Obviously I don't want to syphon each tank individually into a bucket but I would like something that is neatly done and out of sight.... If possible.

I like stuff to have a nice clean look as well, but a clean look is certainly the exception to most fishrooms I have seen lol. It goes back to what I said earlier, its all about deciding what you want. Some people want to use every inch of the room for tanks, which tends to give a cluttered look. The Swiss tropical guy did a nice drainage system that is not too unsightly.

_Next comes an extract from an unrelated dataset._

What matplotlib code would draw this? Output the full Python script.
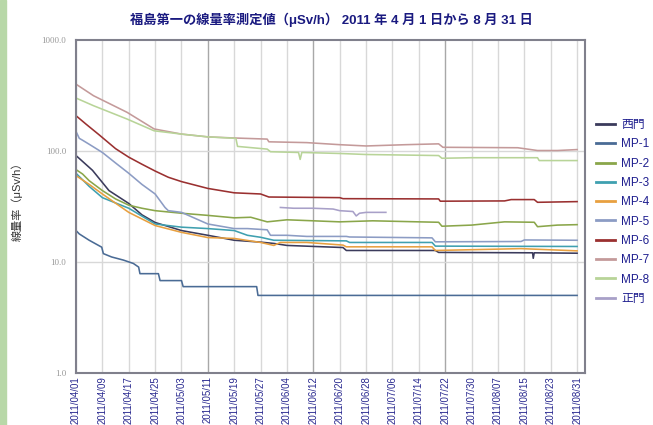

So there are ways to keep a clean look, while also having a smooth working room.
http://www.swisstropicals.com/Swisstropicals%20Fishroom.html

stevenjohn21
12-29-2013, 06:18 PM
Thats a great link, thank you !
If i can get it to look half as good as that then i will be happy.

ahud
12-29-2013, 07:10 PM
Here is another great link. http://www.cichlid-forum.com/phpBB/viewtopic.php?t=204626

You can see he was more interested in seeing the behavior and interactions versus raising a lot of fry initially, hence the big tanks with comfortable viewing. He did add smaller tanks later on for fry and grow out I think. Finding that mix is the key to a enjoyable room from what I have seen.

Demonfish
12-29-2013, 09:02 PM
basements are rare around here, You only find them in houses on a slope. We were able to add plumbing and HVAC but it was expensive and adding a floor drain would be a royal pain. Definitely look for the stuff already done.

stevenjohn21
12-30-2013, 12:12 AM
I must admit I am limiting the search of a home due to wanting a basement, however I don't see any other way of having a fish room unless there is a basement.
Tomorrow the house hunting continues !

schillbw
12-30-2013, 07:58 AM
When I was on the hunt I had the same mentality. Just make sure your agent knows what you want up front. If you can, get on georgia mls and narrow your searches to basement homes only. We were able to see many houses before finding the one.

ahud
12-30-2013, 12:02 PM
I plan on having my fishroom in a detached garage/shop. A lot of the UK fish keepers have "fish sheds", which is basically just a small building that's insulated and plumbed, I like those as well.